_Written exercise_.
Repeat each line of the material below exactly as it appears, minus any pictures.

Items listed in a dataset:
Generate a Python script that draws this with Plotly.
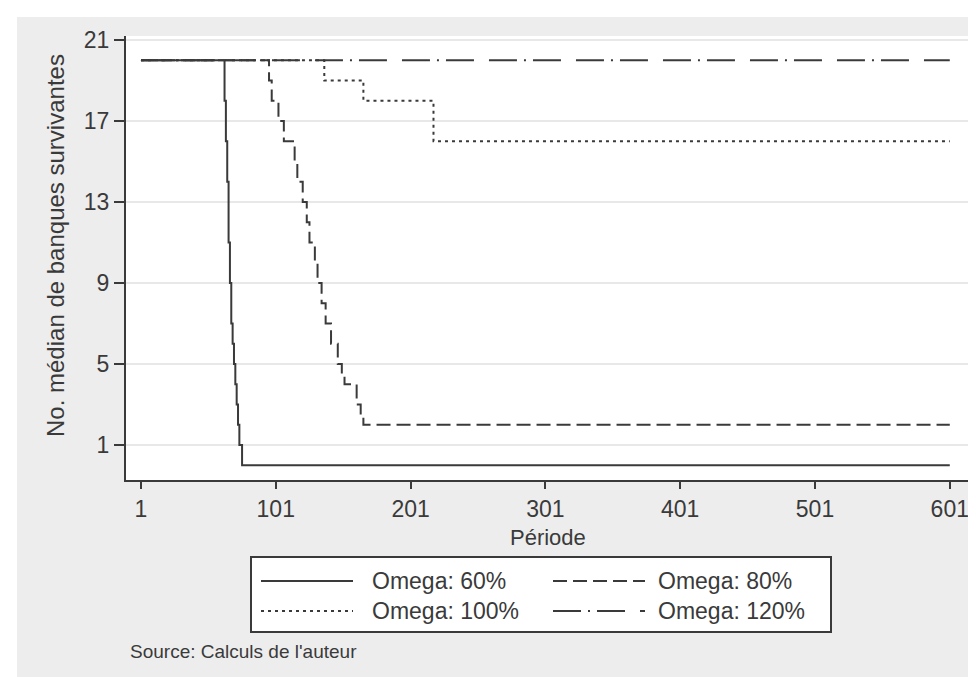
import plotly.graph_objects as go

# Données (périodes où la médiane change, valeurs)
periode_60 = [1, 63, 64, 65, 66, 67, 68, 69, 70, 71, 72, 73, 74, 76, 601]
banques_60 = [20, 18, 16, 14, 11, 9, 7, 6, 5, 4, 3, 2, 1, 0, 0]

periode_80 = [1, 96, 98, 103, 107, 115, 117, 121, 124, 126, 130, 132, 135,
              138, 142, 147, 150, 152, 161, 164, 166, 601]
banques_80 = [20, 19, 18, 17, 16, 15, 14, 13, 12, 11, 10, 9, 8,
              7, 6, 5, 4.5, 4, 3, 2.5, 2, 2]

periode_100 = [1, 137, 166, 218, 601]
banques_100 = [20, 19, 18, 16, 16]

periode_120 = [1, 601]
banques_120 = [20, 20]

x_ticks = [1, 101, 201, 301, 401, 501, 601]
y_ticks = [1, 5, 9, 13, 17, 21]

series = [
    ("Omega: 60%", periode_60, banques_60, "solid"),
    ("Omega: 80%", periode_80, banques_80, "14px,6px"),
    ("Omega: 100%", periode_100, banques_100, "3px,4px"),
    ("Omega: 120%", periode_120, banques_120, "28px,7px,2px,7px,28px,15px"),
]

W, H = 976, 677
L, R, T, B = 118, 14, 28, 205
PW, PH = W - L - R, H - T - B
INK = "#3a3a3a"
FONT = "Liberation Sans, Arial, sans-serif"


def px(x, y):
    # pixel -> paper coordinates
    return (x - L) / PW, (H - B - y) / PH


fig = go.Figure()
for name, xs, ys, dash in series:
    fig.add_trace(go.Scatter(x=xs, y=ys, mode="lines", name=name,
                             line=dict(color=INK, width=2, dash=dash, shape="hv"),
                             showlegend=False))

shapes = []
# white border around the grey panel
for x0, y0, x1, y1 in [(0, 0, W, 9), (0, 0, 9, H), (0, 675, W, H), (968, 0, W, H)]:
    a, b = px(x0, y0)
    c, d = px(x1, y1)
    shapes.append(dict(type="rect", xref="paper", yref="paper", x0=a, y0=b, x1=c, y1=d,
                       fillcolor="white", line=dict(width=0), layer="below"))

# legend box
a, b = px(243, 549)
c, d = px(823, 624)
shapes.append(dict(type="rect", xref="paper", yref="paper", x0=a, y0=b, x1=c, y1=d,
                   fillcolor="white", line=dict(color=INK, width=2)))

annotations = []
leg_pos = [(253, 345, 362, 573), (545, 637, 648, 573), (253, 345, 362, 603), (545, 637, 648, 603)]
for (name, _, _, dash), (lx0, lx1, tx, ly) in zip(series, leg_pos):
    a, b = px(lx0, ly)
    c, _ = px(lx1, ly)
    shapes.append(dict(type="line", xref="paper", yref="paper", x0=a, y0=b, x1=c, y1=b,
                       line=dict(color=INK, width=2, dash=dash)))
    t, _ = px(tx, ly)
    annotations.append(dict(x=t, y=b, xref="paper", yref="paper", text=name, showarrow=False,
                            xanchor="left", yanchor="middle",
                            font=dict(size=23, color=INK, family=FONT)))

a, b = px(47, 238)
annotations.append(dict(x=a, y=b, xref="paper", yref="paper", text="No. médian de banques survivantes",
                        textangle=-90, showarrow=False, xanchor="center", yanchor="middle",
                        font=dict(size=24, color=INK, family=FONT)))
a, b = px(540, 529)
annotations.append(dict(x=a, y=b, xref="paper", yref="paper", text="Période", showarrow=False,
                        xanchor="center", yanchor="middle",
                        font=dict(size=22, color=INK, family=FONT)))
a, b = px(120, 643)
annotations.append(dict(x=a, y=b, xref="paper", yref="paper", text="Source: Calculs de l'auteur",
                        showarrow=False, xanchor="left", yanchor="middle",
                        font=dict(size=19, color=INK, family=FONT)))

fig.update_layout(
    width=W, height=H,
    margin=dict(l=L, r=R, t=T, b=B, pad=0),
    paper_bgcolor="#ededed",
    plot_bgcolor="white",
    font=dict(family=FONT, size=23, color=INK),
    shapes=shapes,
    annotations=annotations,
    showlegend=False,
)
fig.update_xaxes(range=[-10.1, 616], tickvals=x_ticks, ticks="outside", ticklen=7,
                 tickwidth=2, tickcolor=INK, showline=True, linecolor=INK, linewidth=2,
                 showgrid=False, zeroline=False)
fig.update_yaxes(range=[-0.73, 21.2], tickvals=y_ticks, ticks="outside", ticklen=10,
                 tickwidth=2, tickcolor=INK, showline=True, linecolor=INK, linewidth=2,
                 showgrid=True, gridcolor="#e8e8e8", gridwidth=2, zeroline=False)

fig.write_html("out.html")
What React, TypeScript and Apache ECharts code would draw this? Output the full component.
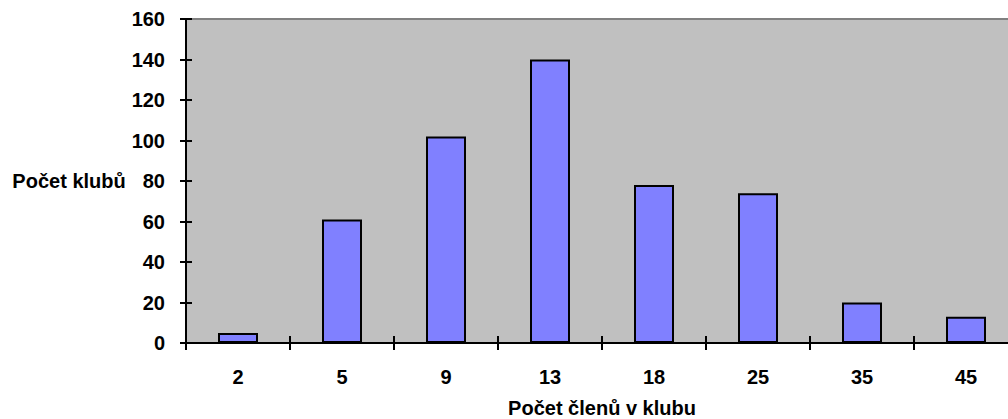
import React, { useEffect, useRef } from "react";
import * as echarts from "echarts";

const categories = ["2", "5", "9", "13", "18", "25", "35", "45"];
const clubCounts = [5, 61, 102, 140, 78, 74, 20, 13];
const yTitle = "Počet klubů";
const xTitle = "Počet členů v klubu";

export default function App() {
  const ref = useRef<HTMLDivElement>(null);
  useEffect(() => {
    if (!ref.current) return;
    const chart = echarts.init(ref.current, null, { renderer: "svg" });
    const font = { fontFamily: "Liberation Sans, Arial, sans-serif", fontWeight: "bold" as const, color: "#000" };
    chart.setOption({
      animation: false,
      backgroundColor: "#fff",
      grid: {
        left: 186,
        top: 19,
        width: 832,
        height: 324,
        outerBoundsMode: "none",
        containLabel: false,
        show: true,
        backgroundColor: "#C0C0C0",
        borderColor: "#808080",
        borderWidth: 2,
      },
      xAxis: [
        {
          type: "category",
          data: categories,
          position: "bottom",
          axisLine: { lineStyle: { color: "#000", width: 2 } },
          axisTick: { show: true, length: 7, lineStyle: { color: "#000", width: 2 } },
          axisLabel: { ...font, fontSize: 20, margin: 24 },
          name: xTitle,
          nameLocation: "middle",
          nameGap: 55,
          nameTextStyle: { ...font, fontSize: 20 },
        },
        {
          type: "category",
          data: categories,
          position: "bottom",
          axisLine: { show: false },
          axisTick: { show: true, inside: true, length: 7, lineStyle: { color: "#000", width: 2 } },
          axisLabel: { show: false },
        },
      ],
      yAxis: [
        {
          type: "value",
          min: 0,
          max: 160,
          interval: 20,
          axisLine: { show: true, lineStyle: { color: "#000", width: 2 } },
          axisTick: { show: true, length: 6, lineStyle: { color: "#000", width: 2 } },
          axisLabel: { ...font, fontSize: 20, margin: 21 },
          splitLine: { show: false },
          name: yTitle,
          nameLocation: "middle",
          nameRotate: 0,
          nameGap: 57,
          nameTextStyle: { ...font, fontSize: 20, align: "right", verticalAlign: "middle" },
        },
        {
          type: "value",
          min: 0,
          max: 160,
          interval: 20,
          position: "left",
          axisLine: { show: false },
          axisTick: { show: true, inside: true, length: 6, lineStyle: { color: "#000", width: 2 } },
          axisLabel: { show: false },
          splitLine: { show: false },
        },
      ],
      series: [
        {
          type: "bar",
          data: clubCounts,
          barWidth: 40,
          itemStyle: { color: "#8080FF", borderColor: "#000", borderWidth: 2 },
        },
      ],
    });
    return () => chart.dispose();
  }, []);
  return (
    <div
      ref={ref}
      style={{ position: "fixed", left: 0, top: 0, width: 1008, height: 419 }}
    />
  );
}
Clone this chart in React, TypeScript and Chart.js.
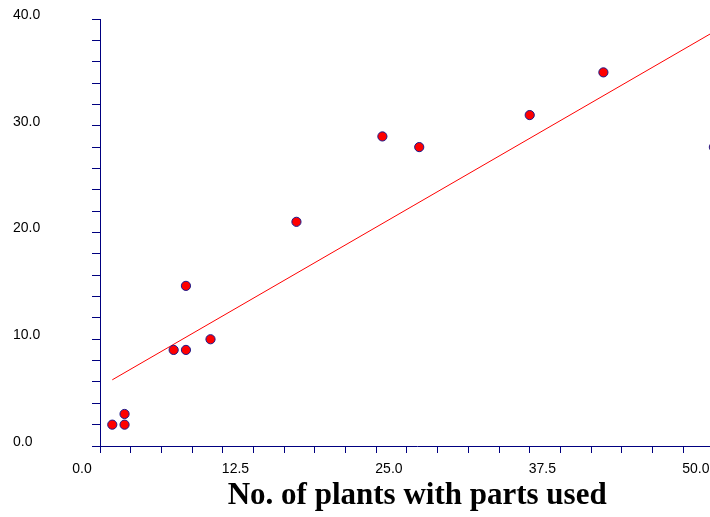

_Reply to the task_.
Generate a Python script that draws this with Plotly.
import plotly.graph_objects as go

# Données (périodes où la médiane change, valeurs)
periode_60 = [1, 63, 64, 65, 66, 67, 68, 69, 70, 71, 72, 73, 74, 76, 601]
banques_60 = [20, 18, 16, 14, 11, 9, 7, 6, 5, 4, 3, 2, 1, 0, 0]

periode_80 = [1, 96, 98, 103, 107, 115, 117, 121, 124, 126, 130, 132, 135,
              138, 142, 147, 150, 152, 161, 164, 166, 601]
banques_80 = [20, 19, 18, 17, 16, 15, 14, 13, 12, 11, 10, 9, 8,
              7, 6, 5, 4.5, 4, 3, 2.5, 2, 2]

periode_100 = [1, 137, 166, 218, 601]
banques_100 = [20, 19, 18, 16, 16]

periode_120 = [1, 601]
banques_120 = [20, 20]

x_ticks = [1, 101, 201, 301, 401, 501, 601]
y_ticks = [1, 5, 9, 13, 17, 21]

series = [
    ("Omega: 60%", periode_60, banques_60, "solid"),
    ("Omega: 80%", periode_80, banques_80, "14px,6px"),
    ("Omega: 100%", periode_100, banques_100, "3px,4px"),
    ("Omega: 120%", periode_120, banques_120, "28px,7px,2px,7px,28px,15px"),
]

W, H = 976, 677
L, R, T, B = 118, 14, 28, 205
PW, PH = W - L - R, H - T - B
INK = "#3a3a3a"
FONT = "Liberation Sans, Arial, sans-serif"


def px(x, y):
    # pixel -> paper coordinates
    return (x - L) / PW, (H - B - y) / PH


fig = go.Figure()
for name, xs, ys, dash in series:
    fig.add_trace(go.Scatter(x=xs, y=ys, mode="lines", name=name,
                             line=dict(color=INK, width=2, dash=dash, shape="hv"),
                             showlegend=False))

shapes = []
# white border around the grey panel
for x0, y0, x1, y1 in [(0, 0, W, 9), (0, 0, 9, H), (0, 675, W, H), (968, 0, W, H)]:
    a, b = px(x0, y0)
    c, d = px(x1, y1)
    shapes.append(dict(type="rect", xref="paper", yref="paper", x0=a, y0=b, x1=c, y1=d,
                       fillcolor="white", line=dict(width=0), layer="below"))

# legend box
a, b = px(243, 549)
c, d = px(823, 624)
shapes.append(dict(type="rect", xref="paper", yref="paper", x0=a, y0=b, x1=c, y1=d,
                   fillcolor="white", line=dict(color=INK, width=2)))

annotations = []
leg_pos = [(253, 345, 362, 573), (545, 637, 648, 573), (253, 345, 362, 603), (545, 637, 648, 603)]
for (name, _, _, dash), (lx0, lx1, tx, ly) in zip(series, leg_pos):
    a, b = px(lx0, ly)
    c, _ = px(lx1, ly)
    shapes.append(dict(type="line", xref="paper", yref="paper", x0=a, y0=b, x1=c, y1=b,
                       line=dict(color=INK, width=2, dash=dash)))
    t, _ = px(tx, ly)
    annotations.append(dict(x=t, y=b, xref="paper", yref="paper", text=name, showarrow=False,
                            xanchor="left", yanchor="middle",
                            font=dict(size=23, color=INK, family=FONT)))

a, b = px(47, 238)
annotations.append(dict(x=a, y=b, xref="paper", yref="paper", text="No. médian de banques survivantes",
                        textangle=-90, showarrow=False, xanchor="center", yanchor="middle",
                        font=dict(size=24, color=INK, family=FONT)))
a, b = px(540, 529)
annotations.append(dict(x=a, y=b, xref="paper", yref="paper", text="Période", showarrow=False,
                        xanchor="center", yanchor="middle",
                        font=dict(size=22, color=INK, family=FONT)))
a, b = px(120, 643)
annotations.append(dict(x=a, y=b, xref="paper", yref="paper", text="Source: Calculs de l'auteur",
                        showarrow=False, xanchor="left", yanchor="middle",
                        font=dict(size=19, color=INK, family=FONT)))

fig.update_layout(
    width=W, height=H,
    margin=dict(l=L, r=R, t=T, b=B, pad=0),
    paper_bgcolor="#ededed",
    plot_bgcolor="white",
    font=dict(family=FONT, size=23, color=INK),
    shapes=shapes,
    annotations=annotations,
    showlegend=False,
)
fig.update_xaxes(range=[-10.1, 616], tickvals=x_ticks, ticks="outside", ticklen=7,
                 tickwidth=2, tickcolor=INK, showline=True, linecolor=INK, linewidth=2,
                 showgrid=False, zeroline=False)
fig.update_yaxes(range=[-0.73, 21.2], tickvals=y_ticks, ticks="outside", ticklen=10,
                 tickwidth=2, tickcolor=INK, showline=True, linecolor=INK, linewidth=2,
                 showgrid=True, gridcolor="#e8e8e8", gridwidth=2, zeroline=False)

fig.write_html("out.html")
What React, TypeScript and Apache ECharts code would draw this? Output the full component.
import React, { useEffect, useRef } from "react";
import * as echarts from "echarts";

const categories = ["2", "5", "9", "13", "18", "25", "35", "45"];
const clubCounts = [5, 61, 102, 140, 78, 74, 20, 13];
const yTitle = "Počet klubů";
const xTitle = "Počet členů v klubu";

export default function App() {
  const ref = useRef<HTMLDivElement>(null);
  useEffect(() => {
    if (!ref.current) return;
    const chart = echarts.init(ref.current, null, { renderer: "svg" });
    const font = { fontFamily: "Liberation Sans, Arial, sans-serif", fontWeight: "bold" as const, color: "#000" };
    chart.setOption({
      animation: false,
      backgroundColor: "#fff",
      grid: {
        left: 186,
        top: 19,
        width: 832,
        height: 324,
        outerBoundsMode: "none",
        containLabel: false,
        show: true,
        backgroundColor: "#C0C0C0",
        borderColor: "#808080",
        borderWidth: 2,
      },
      xAxis: [
        {
          type: "category",
          data: categories,
          position: "bottom",
          axisLine: { lineStyle: { color: "#000", width: 2 } },
          axisTick: { show: true, length: 7, lineStyle: { color: "#000", width: 2 } },
          axisLabel: { ...font, fontSize: 20, margin: 24 },
          name: xTitle,
          nameLocation: "middle",
          nameGap: 55,
          nameTextStyle: { ...font, fontSize: 20 },
        },
        {
          type: "category",
          data: categories,
          position: "bottom",
          axisLine: { show: false },
          axisTick: { show: true, inside: true, length: 7, lineStyle: { color: "#000", width: 2 } },
          axisLabel: { show: false },
        },
      ],
      yAxis: [
        {
          type: "value",
          min: 0,
          max: 160,
          interval: 20,
          axisLine: { show: true, lineStyle: { color: "#000", width: 2 } },
          axisTick: { show: true, length: 6, lineStyle: { color: "#000", width: 2 } },
          axisLabel: { ...font, fontSize: 20, margin: 21 },
          splitLine: { show: false },
          name: yTitle,
          nameLocation: "middle",
          nameRotate: 0,
          nameGap: 57,
          nameTextStyle: { ...font, fontSize: 20, align: "right", verticalAlign: "middle" },
        },
        {
          type: "value",
          min: 0,
          max: 160,
          interval: 20,
          position: "left",
          axisLine: { show: false },
          axisTick: { show: true, inside: true, length: 6, lineStyle: { color: "#000", width: 2 } },
          axisLabel: { show: false },
          splitLine: { show: false },
        },
      ],
      series: [
        {
          type: "bar",
          data: clubCounts,
          barWidth: 40,
          itemStyle: { color: "#8080FF", borderColor: "#000", borderWidth: 2 },
        },
      ],
    });
    return () => chart.dispose();
  }, []);
  return (
    <div
      ref={ref}
      style={{ position: "fixed", left: 0, top: 0, width: 1008, height: 419 }}
    />
  );
}
Clone this chart in React, TypeScript and Chart.js.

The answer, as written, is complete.